WHAT YOU ARE ASKED TO DO:
Would you write out the listing verbatim and skip every picture in it?

______________________________

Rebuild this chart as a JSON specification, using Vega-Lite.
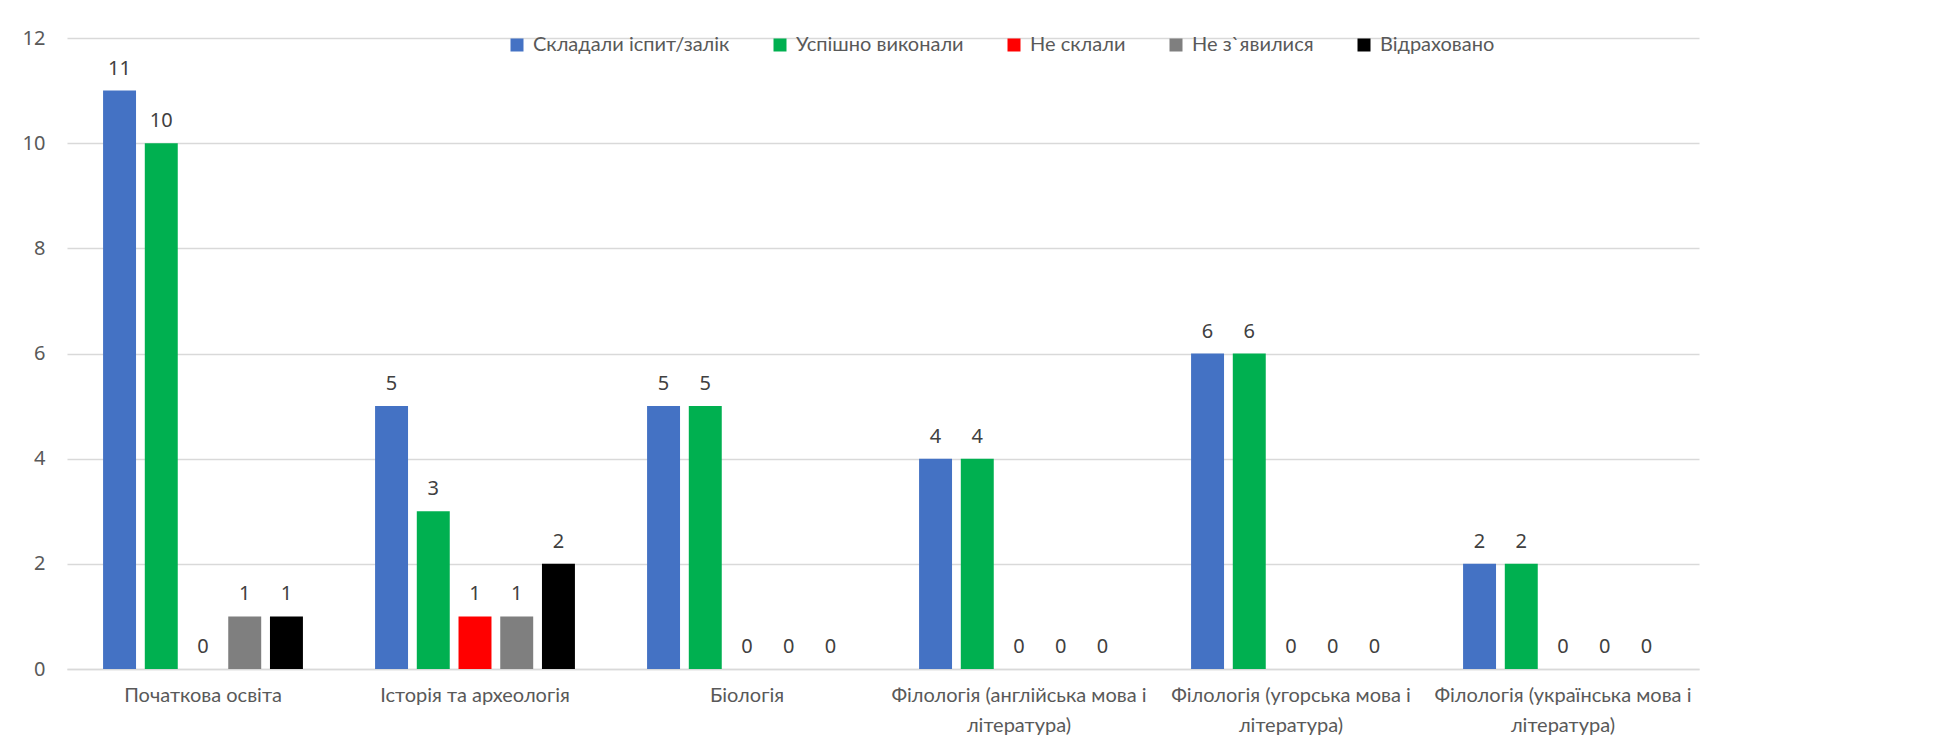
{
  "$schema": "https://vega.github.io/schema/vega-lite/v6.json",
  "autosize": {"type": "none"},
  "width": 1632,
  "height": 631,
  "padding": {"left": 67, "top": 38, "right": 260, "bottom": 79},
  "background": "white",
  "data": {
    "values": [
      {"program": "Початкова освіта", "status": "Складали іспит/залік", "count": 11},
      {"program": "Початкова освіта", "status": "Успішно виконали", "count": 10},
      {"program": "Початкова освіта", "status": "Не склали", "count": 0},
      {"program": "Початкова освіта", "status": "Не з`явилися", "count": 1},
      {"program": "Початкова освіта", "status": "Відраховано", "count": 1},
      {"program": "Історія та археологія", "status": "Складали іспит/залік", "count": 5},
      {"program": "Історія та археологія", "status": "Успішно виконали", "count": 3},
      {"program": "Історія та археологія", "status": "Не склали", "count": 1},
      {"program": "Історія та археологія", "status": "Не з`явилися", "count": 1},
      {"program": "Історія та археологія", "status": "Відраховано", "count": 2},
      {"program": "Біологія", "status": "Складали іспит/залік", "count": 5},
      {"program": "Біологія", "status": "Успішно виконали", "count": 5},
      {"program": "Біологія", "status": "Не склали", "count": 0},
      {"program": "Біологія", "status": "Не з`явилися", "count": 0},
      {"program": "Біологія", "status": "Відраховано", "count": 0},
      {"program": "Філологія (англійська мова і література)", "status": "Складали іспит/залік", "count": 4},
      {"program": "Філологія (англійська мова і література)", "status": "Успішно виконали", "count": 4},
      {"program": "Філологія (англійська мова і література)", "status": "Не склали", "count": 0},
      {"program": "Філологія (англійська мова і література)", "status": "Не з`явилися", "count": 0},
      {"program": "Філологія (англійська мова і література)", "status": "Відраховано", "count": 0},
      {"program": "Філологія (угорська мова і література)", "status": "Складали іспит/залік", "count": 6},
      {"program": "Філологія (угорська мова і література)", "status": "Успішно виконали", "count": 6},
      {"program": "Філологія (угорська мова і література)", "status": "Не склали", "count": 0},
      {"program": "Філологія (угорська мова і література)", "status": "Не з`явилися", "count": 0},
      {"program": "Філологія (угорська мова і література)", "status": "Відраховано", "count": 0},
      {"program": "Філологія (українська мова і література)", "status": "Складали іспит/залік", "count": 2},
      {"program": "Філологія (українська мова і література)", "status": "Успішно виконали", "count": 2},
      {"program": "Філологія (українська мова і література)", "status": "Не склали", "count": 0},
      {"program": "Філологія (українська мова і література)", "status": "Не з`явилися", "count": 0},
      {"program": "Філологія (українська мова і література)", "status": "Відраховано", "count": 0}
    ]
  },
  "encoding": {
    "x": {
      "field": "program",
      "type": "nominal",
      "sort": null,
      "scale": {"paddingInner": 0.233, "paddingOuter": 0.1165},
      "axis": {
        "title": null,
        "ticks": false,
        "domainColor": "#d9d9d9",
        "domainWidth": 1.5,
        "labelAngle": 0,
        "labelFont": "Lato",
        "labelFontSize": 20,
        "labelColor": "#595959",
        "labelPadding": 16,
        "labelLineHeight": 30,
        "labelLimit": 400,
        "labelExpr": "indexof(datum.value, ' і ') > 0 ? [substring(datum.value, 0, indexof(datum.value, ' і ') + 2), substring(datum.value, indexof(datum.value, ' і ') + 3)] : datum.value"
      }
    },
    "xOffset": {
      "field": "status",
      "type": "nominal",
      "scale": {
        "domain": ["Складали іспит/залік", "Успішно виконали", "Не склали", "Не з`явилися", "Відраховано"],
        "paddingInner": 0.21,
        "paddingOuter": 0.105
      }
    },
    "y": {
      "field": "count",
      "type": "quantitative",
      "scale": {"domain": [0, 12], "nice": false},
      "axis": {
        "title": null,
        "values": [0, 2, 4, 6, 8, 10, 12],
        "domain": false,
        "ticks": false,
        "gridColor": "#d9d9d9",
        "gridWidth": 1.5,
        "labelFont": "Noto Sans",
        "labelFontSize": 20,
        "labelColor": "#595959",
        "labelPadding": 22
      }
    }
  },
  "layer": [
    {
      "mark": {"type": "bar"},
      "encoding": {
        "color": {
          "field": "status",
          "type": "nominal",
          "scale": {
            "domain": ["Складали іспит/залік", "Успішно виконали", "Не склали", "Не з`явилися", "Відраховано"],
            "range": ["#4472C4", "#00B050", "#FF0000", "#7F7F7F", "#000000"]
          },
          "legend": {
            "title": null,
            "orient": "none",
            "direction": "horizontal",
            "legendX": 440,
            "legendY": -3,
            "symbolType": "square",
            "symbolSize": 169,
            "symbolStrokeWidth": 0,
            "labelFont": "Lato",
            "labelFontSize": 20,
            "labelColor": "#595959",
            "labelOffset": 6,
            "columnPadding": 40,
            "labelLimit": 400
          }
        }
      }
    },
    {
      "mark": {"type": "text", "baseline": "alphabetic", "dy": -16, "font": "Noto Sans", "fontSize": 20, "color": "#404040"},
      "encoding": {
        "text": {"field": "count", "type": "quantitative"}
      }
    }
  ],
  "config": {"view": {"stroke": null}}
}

______________________________

ANSWER IN FULL:
Rebuild this chart as a JSON specification, using Vega-Lite.
{
  "$schema": "https://vega.github.io/schema/vega-lite/v6.json",
  "autosize": {"type": "none"},
  "width": 1632,
  "height": 631,
  "padding": {"left": 67, "top": 38, "right": 260, "bottom": 79},
  "background": "white",
  "data": {
    "values": [
      {"program": "Початкова освіта", "status": "Складали іспит/залік", "count": 11},
      {"program": "Початкова освіта", "status": "Успішно виконали", "count": 10},
      {"program": "Початкова освіта", "status": "Не склали", "count": 0},
      {"program": "Початкова освіта", "status": "Не з`явилися", "count": 1},
      {"program": "Початкова освіта", "status": "Відраховано", "count": 1},
      {"program": "Історія та археологія", "status": "Складали іспит/залік", "count": 5},
      {"program": "Історія та археологія", "status": "Успішно виконали", "count": 3},
      {"program": "Історія та археологія", "status": "Не склали", "count": 1},
      {"program": "Історія та археологія", "status": "Не з`явилися", "count": 1},
      {"program": "Історія та археологія", "status": "Відраховано", "count": 2},
      {"program": "Біологія", "status": "Складали іспит/залік", "count": 5},
      {"program": "Біологія", "status": "Успішно виконали", "count": 5},
      {"program": "Біологія", "status": "Не склали", "count": 0},
      {"program": "Біологія", "status": "Не з`явилися", "count": 0},
      {"program": "Біологія", "status": "Відраховано", "count": 0},
      {"program": "Філологія (англійська мова і література)", "status": "Складали іспит/залік", "count": 4},
      {"program": "Філологія (англійська мова і література)", "status": "Успішно виконали", "count": 4},
      {"program": "Філологія (англійська мова і література)", "status": "Не склали", "count": 0},
      {"program": "Філологія (англійська мова і література)", "status": "Не з`явилися", "count": 0},
      {"program": "Філологія (англійська мова і література)", "status": "Відраховано", "count": 0},
      {"program": "Філологія (угорська мова і література)", "status": "Складали іспит/залік", "count": 6},
      {"program": "Філологія (угорська мова і література)", "status": "Успішно виконали", "count": 6},
      {"program": "Філологія (угорська мова і література)", "status": "Не склали", "count": 0},
      {"program": "Філологія (угорська мова і література)", "status": "Не з`явилися", "count": 0},
      {"program": "Філологія (угорська мова і література)", "status": "Відраховано", "count": 0},
      {"program": "Філологія (українська мова і література)", "status": "Складали іспит/залік", "count": 2},
      {"program": "Філологія (українська мова і література)", "status": "Успішно виконали", "count": 2},
      {"program": "Філологія (українська мова і література)", "status": "Не склали", "count": 0},
      {"program": "Філологія (українська мова і література)", "status": "Не з`явилися", "count": 0},
      {"program": "Філологія (українська мова і література)", "status": "Відраховано", "count": 0}
    ]
  },
  "encoding": {
    "x": {
      "field": "program",
      "type": "nominal",
      "sort": null,
      "scale": {"paddingInner": 0.233, "paddingOuter": 0.1165},
      "axis": {
        "title": null,
        "ticks": false,
        "domainColor": "#d9d9d9",
        "domainWidth": 1.5,
        "labelAngle": 0,
        "labelFont": "Lato",
        "labelFontSize": 20,
        "labelColor": "#595959",
        "labelPadding": 16,
        "labelLineHeight": 30,
        "labelLimit": 400,
        "labelExpr": "indexof(datum.value, ' і ') > 0 ? [substring(datum.value, 0, indexof(datum.value, ' і ') + 2), substring(datum.value, indexof(datum.value, ' і ') + 3)] : datum.value"
      }
    },
    "xOffset": {
      "field": "status",
      "type": "nominal",
      "scale": {
        "domain": ["Складали іспит/залік", "Успішно виконали", "Не склали", "Не з`явилися", "Відраховано"],
        "paddingInner": 0.21,
        "paddingOuter": 0.105
      }
    },
    "y": {
      "field": "count",
      "type": "quantitative",
      "scale": {"domain": [0, 12], "nice": false},
      "axis": {
        "title": null,
        "values": [0, 2, 4, 6, 8, 10, 12],
        "domain": false,
        "ticks": false,
        "gridColor": "#d9d9d9",
        "gridWidth": 1.5,
        "labelFont": "Noto Sans",
        "labelFontSize": 20,
        "labelColor": "#595959",
        "labelPadding": 22
      }
    }
  },
  "layer": [
    {
      "mark": {"type": "bar"},
      "encoding": {
        "color": {
          "field": "status",
          "type": "nominal",
          "scale": {
            "domain": ["Складали іспит/залік", "Успішно виконали", "Не склали", "Не з`явилися", "Відраховано"],
            "range": ["#4472C4", "#00B050", "#FF0000", "#7F7F7F", "#000000"]
          },
          "legend": {
            "title": null,
            "orient": "none",
            "direction": "horizontal",
            "legendX": 440,
            "legendY": -3,
            "symbolType": "square",
            "symbolSize": 169,
            "symbolStrokeWidth": 0,
            "labelFont": "Lato",
            "labelFontSize": 20,
            "labelColor": "#595959",
            "labelOffset": 6,
            "columnPadding": 40,
            "labelLimit": 400
          }
        }
      }
    },
    {
      "mark": {"type": "text", "baseline": "alphabetic", "dy": -16, "font": "Noto Sans", "fontSize": 20, "color": "#404040"},
      "encoding": {
        "text": {"field": "count", "type": "quantitative"}
      }
    }
  ],
  "config": {"view": {"stroke": null}}
}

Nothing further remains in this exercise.